Huawei Chief Financial Officer Cathy Meng, the daughter of company founder Ren Zhengfei, also denied U.S. security concerns would hamper the privately held company's growth and said it would keep "an open mind" about a possible share market listing.

"Cloud computing is a huge sector in the next five years. In the telecom industry, we are expecting a 5 percent increase in capital investments. Smartphone penetration is still way too low and there is a lot of room for growth," Meng told a results presentation.

"So these three areas will create a lot of opportunities for us."

Huawei, which ranks only behind Sweden's Ericsson (ERICb.ST) in telecom equipment, reported an unaudited net profit of 15.4 billion yuan (1.5 billion pounds), up from 11.6 billion yuan in 2011, as new telecom projects and smartphones boosted sales.

Revenue for the year rose 8 percent to 220.2 billion yuan.

The results were in line with company guidance at the start of the year and came a day after rival ZTE Corp 000063.SZ (0763.HK), China's second-largest telecom equipment maker, warned of a net loss of up to 2.9 billion yuan for 2012.

"Huawei has a better long-term outlook (than ZTE) because it has telecom equipment, enterprise and handsets business," said Jessie Yu, an analyst with Frost & Sullivan, ahead of the results announcement.

"Its handsets are doing quite well and it has maintained its telecom equipment share. There is also some pickup in its enterprise business, so overall, its revenue channels are wider than ZTE."

Huawei is making gains in the enterprise business, which sells networking equipment such as routers and switches, and has up to now been dominated by Cisco Systems Inc (CSCO.O).

SECURITY CONCERNS

Huawei, founded in 1987 by Ren, a former Chinese military officer, is known for aggressively gaining sales in the telecom equipment sector by edging out rivals such as Alcatel-Lucent SA (ALUA.PA), Nokia Siemens Networks NOKI.UL and ZTE.

While Huawei has boosted sales and gained market share in Europe, Africa and Asia, it has also run into obstacles in countries including the United States and Australia due to national security and cyber espionage concerns.

The company has been barred from bidding for the rollout of a national broadband network in Australia, faces exclusion from Canada's government network and is not allowed to sell telecom equipment to U.S. carriers.

Huawei, which has repeatedly said it has no links with the Chinese government, said on Monday it did not believe U.S. security concerns would have an impact on decisions by other countries to use its technology.
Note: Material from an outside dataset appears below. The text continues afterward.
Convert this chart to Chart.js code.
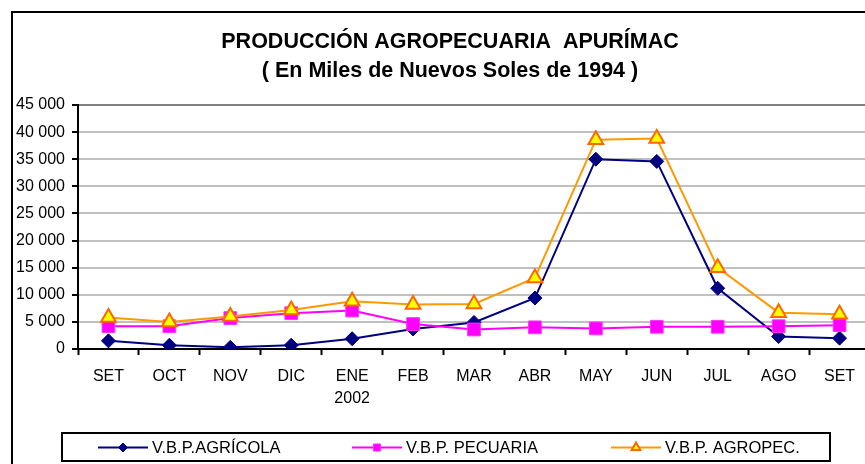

"We feel that security concerns in the United States are restricted within the country and that won't have an impact on strategic decisions made by other countries," said Meng, who is also an executive director on Huawei's Board.

"Over the past 20 years, we have not had any incidents based on security issues," she added.

Huawei has also diversified into the mobile devices area selling dongles, mobile phones and tablet PCs, aiming to tap the fast-growing sector and build its global brand name. The firm is the world's sixth largest mobile phone vendor.

Asked about a potential share market listing, Meng said: "We've always kept an open mind when it comes to the listing issue."

Analysts, however, believe an early listing would be difficult because of changes that would be required to the company's ownership structure, which includes more 64,000 employee shareholders.

Shares in ZTE fell sharply at the start of trade in Hong Kong, but later retraced most of their losses to be down just 1 percent as investors focused on a strong outlook for 2013.